After surviving the World War I and the Depression, the Old Farmer’s Almanac entered a new era under the leadership of Roger Scaife who became editor in 1936. Its circulation had fallen from a high of 225,000 in 1863 to just 88,000. He mistakenly eliminated the weather forecasts, thinking that his readers didn’t need them, and almost killed the publication.
Robb Sagendorph, owner of Yankee Magazine, bought the Old Farmer's Almanac in 1939 and moved it to Dublin, New Hampshire. He reinstated Thomas’ original format and style the readership of the publication began to grow once again.
The other publication, known simply as the Farmers' Almanac, has been in continuous publication since 1818. David Young and Jacob Mann founded their little publication in Morristown, New Jersey two years after what has come to be known as “the year without a summer.” During that year, farmers crops suffered severely from the unusual weather, so Young and Mann decided to create a publication which would offer them accurate weather forecasts to prevent a disaster like that from happening again.
Astronomer Samuel Hart Wright succeeded Young in 1851to become the second of only seven editors of the publication. Eventually, the publication’s offices moved from Morristown to nearby Newark, New Jersey.
Ray Geiger served as the Farmers’ Almanac's longest-running editor, from 1934 until shortly before his death in 1994. In 1955, he moved production of the Farmers' Almanac from Newark to its current headquarters in Lewiston, Maine. Today, his son, Peter Geiger continues to publish the Almanac.
Published by the Almanac Publishing Company, of Lewiston, Maine, the Farmer’s Almanac has become noted for its long-range weather predictions. Its readers claim the Almanac is 80-85 percent accurate in its predictions. But studies comparing the actual weather with the Almanac’s predictions have shown that the predictions aren’t any more accurate than pure chance.

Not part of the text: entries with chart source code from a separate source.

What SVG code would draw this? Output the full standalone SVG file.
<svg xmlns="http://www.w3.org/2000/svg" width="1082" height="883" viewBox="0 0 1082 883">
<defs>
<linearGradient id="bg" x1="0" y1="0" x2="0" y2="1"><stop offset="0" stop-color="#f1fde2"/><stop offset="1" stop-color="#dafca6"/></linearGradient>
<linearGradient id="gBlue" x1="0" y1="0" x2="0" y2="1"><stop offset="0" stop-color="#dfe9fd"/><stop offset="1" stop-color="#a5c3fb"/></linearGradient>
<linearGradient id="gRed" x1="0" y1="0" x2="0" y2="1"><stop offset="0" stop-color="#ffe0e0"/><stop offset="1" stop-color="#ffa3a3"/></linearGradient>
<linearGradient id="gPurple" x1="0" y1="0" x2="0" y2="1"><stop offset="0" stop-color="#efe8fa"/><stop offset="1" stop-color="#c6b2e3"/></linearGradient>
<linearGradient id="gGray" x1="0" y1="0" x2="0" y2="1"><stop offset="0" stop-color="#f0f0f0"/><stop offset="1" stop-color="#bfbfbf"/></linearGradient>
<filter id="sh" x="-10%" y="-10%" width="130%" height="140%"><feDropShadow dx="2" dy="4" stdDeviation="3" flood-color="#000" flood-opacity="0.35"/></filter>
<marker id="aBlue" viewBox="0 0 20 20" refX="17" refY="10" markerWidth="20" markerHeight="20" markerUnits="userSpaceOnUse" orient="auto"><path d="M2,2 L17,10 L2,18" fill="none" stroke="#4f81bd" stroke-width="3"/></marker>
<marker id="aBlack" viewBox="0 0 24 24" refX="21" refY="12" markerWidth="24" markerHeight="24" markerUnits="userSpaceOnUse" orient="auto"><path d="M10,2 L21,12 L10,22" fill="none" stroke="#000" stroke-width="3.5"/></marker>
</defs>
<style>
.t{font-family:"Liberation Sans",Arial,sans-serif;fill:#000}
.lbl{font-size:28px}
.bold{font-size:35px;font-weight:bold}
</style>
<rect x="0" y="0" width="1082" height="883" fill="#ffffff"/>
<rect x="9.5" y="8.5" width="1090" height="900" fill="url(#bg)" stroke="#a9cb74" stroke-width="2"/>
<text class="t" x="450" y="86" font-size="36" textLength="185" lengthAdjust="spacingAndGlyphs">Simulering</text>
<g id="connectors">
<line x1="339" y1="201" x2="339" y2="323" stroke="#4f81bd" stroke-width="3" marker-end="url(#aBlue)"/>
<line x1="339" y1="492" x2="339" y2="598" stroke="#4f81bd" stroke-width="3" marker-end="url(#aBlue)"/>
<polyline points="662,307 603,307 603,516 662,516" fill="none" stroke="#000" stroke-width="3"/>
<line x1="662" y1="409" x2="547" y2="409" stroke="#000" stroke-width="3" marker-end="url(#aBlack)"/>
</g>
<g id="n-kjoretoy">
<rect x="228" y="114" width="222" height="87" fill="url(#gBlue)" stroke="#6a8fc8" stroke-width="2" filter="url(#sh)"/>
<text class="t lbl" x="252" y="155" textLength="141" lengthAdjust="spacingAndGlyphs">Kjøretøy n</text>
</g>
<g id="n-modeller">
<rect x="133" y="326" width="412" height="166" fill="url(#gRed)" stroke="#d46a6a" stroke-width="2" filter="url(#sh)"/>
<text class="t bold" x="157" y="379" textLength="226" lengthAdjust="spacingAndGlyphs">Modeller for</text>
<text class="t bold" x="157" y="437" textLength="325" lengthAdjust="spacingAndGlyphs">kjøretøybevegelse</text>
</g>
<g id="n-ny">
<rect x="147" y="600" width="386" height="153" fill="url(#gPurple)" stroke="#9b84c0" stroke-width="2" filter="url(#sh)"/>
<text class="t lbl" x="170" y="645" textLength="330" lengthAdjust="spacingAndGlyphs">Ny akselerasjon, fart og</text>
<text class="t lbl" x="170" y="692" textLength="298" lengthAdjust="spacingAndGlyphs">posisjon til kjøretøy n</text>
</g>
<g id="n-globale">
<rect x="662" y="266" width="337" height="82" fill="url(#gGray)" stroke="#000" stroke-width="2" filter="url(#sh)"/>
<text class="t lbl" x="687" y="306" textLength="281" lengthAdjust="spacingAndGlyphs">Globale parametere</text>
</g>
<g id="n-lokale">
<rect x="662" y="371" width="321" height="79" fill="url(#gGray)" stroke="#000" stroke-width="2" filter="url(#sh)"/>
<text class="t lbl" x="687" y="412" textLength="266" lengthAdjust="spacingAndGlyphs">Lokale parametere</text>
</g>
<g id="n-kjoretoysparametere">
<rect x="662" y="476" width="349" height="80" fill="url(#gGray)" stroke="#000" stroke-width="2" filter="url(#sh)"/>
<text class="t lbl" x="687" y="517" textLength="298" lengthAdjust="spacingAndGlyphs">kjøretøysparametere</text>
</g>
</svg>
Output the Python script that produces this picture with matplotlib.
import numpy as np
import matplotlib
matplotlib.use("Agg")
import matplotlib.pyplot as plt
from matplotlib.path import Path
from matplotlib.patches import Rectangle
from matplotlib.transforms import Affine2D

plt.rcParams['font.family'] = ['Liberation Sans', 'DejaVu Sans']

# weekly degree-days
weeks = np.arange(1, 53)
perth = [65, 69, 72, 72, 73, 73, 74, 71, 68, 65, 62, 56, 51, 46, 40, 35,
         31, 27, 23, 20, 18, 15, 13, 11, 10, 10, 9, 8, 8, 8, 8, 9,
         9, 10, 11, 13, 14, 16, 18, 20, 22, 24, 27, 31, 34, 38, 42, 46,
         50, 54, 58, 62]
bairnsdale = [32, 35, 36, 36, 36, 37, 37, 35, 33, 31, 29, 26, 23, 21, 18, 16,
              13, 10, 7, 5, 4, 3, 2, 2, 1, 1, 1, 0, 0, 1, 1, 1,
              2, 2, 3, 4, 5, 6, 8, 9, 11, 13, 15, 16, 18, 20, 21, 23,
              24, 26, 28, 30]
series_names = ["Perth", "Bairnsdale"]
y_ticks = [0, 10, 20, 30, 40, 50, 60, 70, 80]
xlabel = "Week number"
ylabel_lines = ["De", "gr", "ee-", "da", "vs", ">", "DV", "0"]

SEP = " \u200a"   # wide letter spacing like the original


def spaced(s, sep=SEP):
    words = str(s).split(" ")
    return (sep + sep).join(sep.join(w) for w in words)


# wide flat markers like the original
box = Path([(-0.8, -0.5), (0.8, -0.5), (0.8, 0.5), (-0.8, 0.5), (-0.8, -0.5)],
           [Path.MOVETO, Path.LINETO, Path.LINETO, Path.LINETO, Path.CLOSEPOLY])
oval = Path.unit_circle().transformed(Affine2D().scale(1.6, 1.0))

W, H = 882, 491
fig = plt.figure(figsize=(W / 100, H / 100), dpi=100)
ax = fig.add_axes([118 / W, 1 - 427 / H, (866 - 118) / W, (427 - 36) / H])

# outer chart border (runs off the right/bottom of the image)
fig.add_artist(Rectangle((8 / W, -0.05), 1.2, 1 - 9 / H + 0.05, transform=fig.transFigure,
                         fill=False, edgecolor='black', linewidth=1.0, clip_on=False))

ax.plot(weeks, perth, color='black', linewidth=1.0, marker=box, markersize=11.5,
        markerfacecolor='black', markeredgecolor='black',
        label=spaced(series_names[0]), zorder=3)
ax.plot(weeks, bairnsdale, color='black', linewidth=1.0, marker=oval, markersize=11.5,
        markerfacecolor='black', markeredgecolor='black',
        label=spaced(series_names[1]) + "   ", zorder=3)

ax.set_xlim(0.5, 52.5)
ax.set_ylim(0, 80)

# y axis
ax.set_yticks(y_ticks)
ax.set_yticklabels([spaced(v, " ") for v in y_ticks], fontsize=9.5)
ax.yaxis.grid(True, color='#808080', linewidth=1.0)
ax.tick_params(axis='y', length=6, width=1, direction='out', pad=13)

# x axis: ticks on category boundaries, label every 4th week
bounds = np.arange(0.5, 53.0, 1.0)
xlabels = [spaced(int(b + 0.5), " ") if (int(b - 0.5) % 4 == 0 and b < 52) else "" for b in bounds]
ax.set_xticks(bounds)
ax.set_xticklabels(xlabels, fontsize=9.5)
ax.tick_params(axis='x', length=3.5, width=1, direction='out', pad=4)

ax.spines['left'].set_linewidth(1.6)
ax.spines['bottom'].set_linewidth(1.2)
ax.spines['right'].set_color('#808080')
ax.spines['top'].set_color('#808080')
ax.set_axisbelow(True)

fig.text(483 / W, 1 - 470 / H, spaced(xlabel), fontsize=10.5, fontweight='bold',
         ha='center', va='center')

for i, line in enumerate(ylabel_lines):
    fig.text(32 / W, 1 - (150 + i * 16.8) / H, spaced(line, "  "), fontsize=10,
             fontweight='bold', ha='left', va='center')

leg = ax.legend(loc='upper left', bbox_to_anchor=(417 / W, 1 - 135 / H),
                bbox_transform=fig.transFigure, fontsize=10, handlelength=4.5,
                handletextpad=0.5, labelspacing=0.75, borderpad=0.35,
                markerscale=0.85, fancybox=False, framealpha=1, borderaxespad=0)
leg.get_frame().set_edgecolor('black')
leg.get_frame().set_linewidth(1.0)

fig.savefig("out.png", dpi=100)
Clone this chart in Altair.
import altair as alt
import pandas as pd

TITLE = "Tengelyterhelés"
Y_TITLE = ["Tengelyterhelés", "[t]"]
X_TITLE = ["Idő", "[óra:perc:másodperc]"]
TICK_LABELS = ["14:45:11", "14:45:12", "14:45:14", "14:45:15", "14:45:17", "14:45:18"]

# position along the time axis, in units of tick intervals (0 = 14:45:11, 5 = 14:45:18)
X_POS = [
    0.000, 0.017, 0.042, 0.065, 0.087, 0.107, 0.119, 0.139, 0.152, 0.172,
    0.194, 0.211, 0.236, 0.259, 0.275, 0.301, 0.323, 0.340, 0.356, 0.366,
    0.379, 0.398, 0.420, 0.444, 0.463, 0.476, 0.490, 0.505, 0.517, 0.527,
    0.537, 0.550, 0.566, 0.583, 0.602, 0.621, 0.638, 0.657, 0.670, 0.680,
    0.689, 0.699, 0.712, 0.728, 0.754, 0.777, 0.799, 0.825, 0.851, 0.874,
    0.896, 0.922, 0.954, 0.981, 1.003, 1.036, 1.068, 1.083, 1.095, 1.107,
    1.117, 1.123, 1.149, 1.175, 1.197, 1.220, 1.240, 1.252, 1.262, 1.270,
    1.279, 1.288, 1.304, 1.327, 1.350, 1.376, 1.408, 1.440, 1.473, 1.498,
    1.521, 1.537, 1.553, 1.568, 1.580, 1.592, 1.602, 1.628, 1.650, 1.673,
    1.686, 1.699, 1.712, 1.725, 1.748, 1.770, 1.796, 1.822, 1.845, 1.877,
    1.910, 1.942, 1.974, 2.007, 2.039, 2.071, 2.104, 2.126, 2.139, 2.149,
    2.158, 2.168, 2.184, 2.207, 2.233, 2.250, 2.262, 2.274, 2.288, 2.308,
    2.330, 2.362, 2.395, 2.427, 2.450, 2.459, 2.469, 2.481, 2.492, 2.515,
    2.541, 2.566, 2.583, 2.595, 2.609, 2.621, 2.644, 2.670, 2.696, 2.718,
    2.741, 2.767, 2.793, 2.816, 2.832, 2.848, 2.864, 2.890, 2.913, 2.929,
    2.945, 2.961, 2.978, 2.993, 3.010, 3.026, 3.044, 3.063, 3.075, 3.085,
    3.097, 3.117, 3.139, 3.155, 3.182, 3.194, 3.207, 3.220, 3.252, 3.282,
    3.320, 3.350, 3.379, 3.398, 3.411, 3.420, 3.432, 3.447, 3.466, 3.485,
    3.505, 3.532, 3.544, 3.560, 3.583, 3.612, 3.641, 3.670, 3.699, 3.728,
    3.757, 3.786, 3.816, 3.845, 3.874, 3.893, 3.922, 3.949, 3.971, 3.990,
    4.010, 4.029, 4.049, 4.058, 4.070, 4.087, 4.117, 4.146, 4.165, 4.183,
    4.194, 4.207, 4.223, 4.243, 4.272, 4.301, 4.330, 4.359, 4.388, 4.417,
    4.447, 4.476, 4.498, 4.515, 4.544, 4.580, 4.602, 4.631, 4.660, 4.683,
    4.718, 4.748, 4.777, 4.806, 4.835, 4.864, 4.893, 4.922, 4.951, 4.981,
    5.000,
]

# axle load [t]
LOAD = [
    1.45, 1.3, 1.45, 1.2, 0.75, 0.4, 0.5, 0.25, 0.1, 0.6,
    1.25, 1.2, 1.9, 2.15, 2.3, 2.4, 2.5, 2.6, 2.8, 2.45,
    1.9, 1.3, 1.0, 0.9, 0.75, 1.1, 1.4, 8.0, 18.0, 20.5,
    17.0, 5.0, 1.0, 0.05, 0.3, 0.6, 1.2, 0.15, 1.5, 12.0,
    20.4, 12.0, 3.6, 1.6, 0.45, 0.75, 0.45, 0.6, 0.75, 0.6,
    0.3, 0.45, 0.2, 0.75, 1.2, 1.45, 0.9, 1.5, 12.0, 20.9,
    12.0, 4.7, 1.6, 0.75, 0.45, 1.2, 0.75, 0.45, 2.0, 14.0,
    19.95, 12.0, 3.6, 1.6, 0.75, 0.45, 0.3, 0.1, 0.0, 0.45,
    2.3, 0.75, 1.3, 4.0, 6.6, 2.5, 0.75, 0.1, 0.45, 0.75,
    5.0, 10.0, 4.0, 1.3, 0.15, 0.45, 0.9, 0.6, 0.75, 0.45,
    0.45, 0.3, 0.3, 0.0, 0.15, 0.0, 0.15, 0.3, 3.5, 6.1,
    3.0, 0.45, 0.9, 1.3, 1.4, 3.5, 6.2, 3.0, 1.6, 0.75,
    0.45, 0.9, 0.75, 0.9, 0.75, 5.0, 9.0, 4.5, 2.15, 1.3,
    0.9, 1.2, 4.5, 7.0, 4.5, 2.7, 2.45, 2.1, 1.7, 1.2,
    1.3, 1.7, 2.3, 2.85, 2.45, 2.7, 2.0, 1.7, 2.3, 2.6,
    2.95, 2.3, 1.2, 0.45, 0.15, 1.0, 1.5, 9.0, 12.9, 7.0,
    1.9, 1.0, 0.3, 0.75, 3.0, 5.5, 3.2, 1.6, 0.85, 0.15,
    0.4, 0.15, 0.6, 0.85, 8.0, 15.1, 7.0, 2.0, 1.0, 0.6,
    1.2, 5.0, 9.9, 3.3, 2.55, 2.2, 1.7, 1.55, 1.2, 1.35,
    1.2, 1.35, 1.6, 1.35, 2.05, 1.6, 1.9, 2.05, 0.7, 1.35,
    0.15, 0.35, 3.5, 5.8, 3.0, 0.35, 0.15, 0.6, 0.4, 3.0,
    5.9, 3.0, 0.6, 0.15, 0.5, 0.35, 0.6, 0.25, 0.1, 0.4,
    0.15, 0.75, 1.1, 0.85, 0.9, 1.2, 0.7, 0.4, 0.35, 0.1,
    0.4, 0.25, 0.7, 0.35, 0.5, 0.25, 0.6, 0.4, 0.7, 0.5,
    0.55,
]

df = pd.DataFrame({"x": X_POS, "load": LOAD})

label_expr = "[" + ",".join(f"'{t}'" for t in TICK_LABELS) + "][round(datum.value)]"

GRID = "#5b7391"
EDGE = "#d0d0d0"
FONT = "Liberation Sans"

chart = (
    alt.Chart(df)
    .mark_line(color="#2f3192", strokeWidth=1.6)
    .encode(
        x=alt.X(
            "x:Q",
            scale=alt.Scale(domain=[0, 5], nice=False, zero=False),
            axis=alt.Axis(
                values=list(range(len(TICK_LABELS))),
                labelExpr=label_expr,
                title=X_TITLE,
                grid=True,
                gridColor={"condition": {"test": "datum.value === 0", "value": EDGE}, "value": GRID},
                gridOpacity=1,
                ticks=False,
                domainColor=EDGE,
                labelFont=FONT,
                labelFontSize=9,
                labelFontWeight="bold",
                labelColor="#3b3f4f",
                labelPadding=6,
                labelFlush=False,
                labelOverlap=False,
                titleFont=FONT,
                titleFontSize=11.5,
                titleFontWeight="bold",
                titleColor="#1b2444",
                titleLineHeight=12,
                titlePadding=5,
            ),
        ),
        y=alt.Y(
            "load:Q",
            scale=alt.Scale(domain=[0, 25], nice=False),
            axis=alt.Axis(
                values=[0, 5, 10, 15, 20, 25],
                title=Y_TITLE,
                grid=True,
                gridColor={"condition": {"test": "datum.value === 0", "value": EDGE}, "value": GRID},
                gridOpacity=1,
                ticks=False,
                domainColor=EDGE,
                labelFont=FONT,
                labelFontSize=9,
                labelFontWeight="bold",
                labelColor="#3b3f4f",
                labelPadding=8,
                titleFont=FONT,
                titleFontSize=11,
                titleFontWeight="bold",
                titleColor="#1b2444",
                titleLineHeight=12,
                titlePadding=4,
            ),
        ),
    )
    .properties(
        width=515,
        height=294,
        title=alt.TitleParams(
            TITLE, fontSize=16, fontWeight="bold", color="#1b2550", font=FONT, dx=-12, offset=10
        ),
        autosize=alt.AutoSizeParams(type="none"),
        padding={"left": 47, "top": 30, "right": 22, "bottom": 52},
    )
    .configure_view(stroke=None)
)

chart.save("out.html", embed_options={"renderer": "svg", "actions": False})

Although the editors of the Farmer’s Almanac make predictions as far as two years in advance, they’re . re highly secretive about how they go about making them, only saying that they rely on astronomical data like the positions of the planets, sunspot activity, and tidal action. To put an identity to the forecasts, the editors created a fictitious forecaster Caleb Weatherbee.
Writing to down-home farmer folk, the almanac has also included its own special blend of advice on farming, gardening, fishing, and cooking over the years, as well as human-interest articles. Its editors have continually focused on the themes of simplicity, sustainable living, and conservation.
Old copies of both the Old Farmer’s Almanac and the Farmer’s Almanac abound. Since each was the farmer’s best companion and popular with even regular people for its weather predictions, there are a lot of old copies hidden in people’s attics and basements. Unfortunately, these aren’t always in the best condition. And as with any other collectible, especially paper ones, condition is of prime importance when determining value. The earlier issues from the 19th century, printed on paper high in rag content, are usually in much better condition, but dampness can play a big role in paper deterioration. But even in the best condition, the sheer number of copies out there prevent the value from becoming too high.
The average selling price on eBay for a late 19th-century copy of the Old Farmer’s Almanac from say the 1870s is only about $12-15. Editions from the 1920s sell for only about $4. Abebooks.com, an online used bookseller, has an 1890 edition in fair condition priced at just $9.
And while these prices are a far cry from the publication’s original price, these little gems are probably more fun to read than to consider as an investment.